Au terme d’une des courses de lenteur dont elle a le secret, la justice française vient de clore définitivement un dossier ouvert voilà dix-huit ans, celui des faux électeurs du Ve arrondissement de Paris. La chambre criminelle de la Cour de cassation, présidée par Didier Guérin, a en effet rejeté ce mardi les pourvois formés par l’ancien député et maire Jean Tiberi, son épouse Xavière, ainsi que l’ancienne première adjointe à la mairie du Ve, Anne-Marie Affret (on peut lire l’arrêt de la chambre criminelle ici).
Les condamnations de ces trois personnalités pittoresques de l’UMP, prononcées par la cour d’appel de Paris le 12 mars 2013, sont donc définitives. Jean Tiberi (élu dans l’arrondissement de 1965 à 2014) avait été condamné à 10 mois de prison avec sursis, 3 ans d’inéligibilité et 10 000 euros d’amende, son épouse Xavière (jamais élue, mais toujours présente) à 9 mois de prison avec sursis, 2 ans de privation de droit de vote et 5 000 euros d’amende, et la très dévouée Anne-Marie Affret à 8 mois de prison avec sursis et 1 000 euros d’amende.
Le trio a donc été reconnu définitivement coupable de la mise en place d’un système frauduleux ayant consisté à inscrire en nombre dans le Ve arrondissement des électeurs qui n’y habitaient pas, mais avaient sollicité un logement, une place en crèche, ou étaient simplement réputés favorables aux Tiberi.
Ce mardi, les époux Tiberi ont immédiatement fait savoir qu'ils allaient déposer un recours devant la Cour européenne des droits de l’homme (CEDH). L’ancien maire de Paris a réaffirmé dans un communiqué n’avoir « jamais, de quelque manière que ce soit, participé à l’affaire dite des listes électorales des élections du Ve arrondissement de Paris de 1997 ». « J’ai toujours contesté les faits qui me sont reprochés, rappelant que je n’ai jamais été mis en cause par aucun témoin, par aucun électeur, et qu’ainsi, le dossier ne contient aucune preuve matérielle m’impliquant », a-t-il réagi. La ligne de défense des Tiberi est immuable : nier ad nauseam.
(Voir ci-dessous un reportage de France 2 sur la mise en examen de Xavière Tiberi, en 2000.)
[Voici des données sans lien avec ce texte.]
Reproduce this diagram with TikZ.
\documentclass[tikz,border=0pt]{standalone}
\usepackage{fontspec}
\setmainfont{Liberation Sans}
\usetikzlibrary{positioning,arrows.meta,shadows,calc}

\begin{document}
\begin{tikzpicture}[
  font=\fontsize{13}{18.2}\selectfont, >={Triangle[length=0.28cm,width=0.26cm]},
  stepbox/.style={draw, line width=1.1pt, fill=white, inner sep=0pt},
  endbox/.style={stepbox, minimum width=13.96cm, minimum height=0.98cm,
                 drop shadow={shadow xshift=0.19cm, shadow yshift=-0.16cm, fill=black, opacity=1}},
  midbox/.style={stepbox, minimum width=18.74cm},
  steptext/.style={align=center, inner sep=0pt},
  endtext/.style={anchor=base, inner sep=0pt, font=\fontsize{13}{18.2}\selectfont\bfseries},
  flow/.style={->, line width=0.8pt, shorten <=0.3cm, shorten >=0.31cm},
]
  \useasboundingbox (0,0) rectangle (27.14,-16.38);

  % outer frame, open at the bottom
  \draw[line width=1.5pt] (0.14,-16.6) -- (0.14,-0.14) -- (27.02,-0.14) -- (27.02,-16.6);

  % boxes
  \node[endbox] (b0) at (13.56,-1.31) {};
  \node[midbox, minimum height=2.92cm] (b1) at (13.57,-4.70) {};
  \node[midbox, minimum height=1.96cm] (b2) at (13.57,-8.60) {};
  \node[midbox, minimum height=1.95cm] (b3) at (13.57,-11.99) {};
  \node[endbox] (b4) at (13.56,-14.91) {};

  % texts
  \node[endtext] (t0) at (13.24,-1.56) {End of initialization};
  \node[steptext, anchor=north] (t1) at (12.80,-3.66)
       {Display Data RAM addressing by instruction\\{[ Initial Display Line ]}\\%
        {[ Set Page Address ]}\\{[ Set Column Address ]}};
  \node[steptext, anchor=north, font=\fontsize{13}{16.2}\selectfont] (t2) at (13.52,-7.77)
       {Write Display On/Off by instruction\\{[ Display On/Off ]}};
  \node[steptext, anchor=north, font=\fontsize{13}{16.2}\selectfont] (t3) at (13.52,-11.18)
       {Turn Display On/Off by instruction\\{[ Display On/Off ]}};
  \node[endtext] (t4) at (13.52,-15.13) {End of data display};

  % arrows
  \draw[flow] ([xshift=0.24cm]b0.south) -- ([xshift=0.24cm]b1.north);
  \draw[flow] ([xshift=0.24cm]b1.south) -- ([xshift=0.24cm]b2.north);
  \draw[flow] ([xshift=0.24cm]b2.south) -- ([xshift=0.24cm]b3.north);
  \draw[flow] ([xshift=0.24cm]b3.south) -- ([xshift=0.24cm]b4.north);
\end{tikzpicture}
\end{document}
Après une enquête du Canard enchaîné ayant révélé le scandale, puis la plainte d‘un militant écologiste et d‘une candidate PS, la justice s’était saisie avec beaucoup de précautions des faits relatifs aux municipales de 1995 et aux législatives de 1997. Au moment de ce dernier scrutin, quelque 7 228 personnes étaient inscrites frauduleusement sur les listes électorales du Ve, et 3 315 d’entre elles avaient effectivement voté, or Jean Tiberi n’avait été élu député contre la candidate PS Lyne Cohen-Solal qu’avec 2 725 voix d’avance.
En dépit de sa gravité symbolique et de ses conséquences antidémocratiques, le délit de « manœuvres frauduleuses de nature à altérer la sincérité du scrutin » n’est – curieusement – réprimé que par une peine maximum d’un an de prison et 15 000 euros d’amende (selon l’article L88 du Code électoral). Ce qui explique pour partie la modestie des condamnations prononcées dans cette affaire.
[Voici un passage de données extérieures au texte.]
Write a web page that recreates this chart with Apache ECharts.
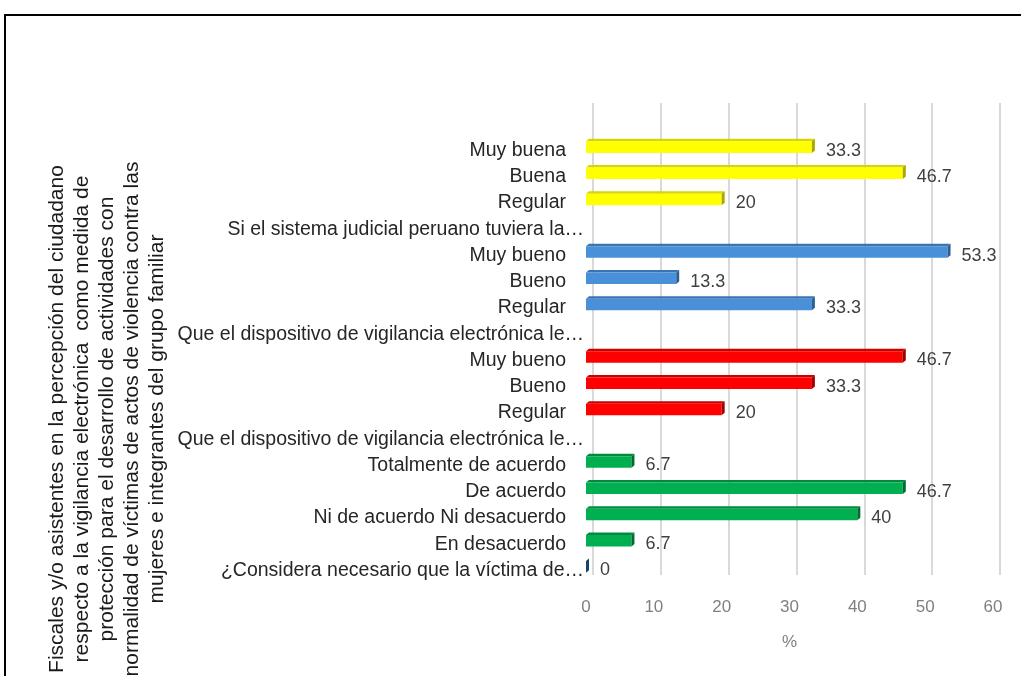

Pendant les dix-huit ans de procédure, l’affaire Tiberi a, en tout cas, connu un cours très tortueux. En février 2008, un incident rarissime avait opposé le procureur de Paris, Jean-Claude Marin (aujourd’hui procureur général près la Cour de cassation) aux juges d’instruction Jean-Louis Périès et Baudoin Thouvenot : ces derniers avaient renvoyé les Tiberi en correctionnelle sans les réquisitions du parquet, qui se faisaient attendre depuis de longs mois (comme dans l’affaire Dominati). Furieux, Jean-Claude Marin avait alors accusé les deux juges d’instruction de « s’immiscer » dans la campagne électorale, les municipales ayant lieu un mois après.
L’affaire avait été commentée vertement par le Syndicat de la magistrature dans une « Lettre ouverte à ceux qui feignent de croire à l’indépendance du parquet », le 29 octobre 2009. Comme d’autres affaires, dont celle des salaires de complaisance versés à Xavière Tiberi par le conseil général de l’Essonne, dans laquelle on avait cherché à joindre un procureur en envoyant un hélicoptère dans l’Himalaya, celle des faux électeurs n’a pas contribué à redorer le blason des hiérarques du parquet, liés statutairement au pouvoir exécutif, et en butte à une éternelle suspicion.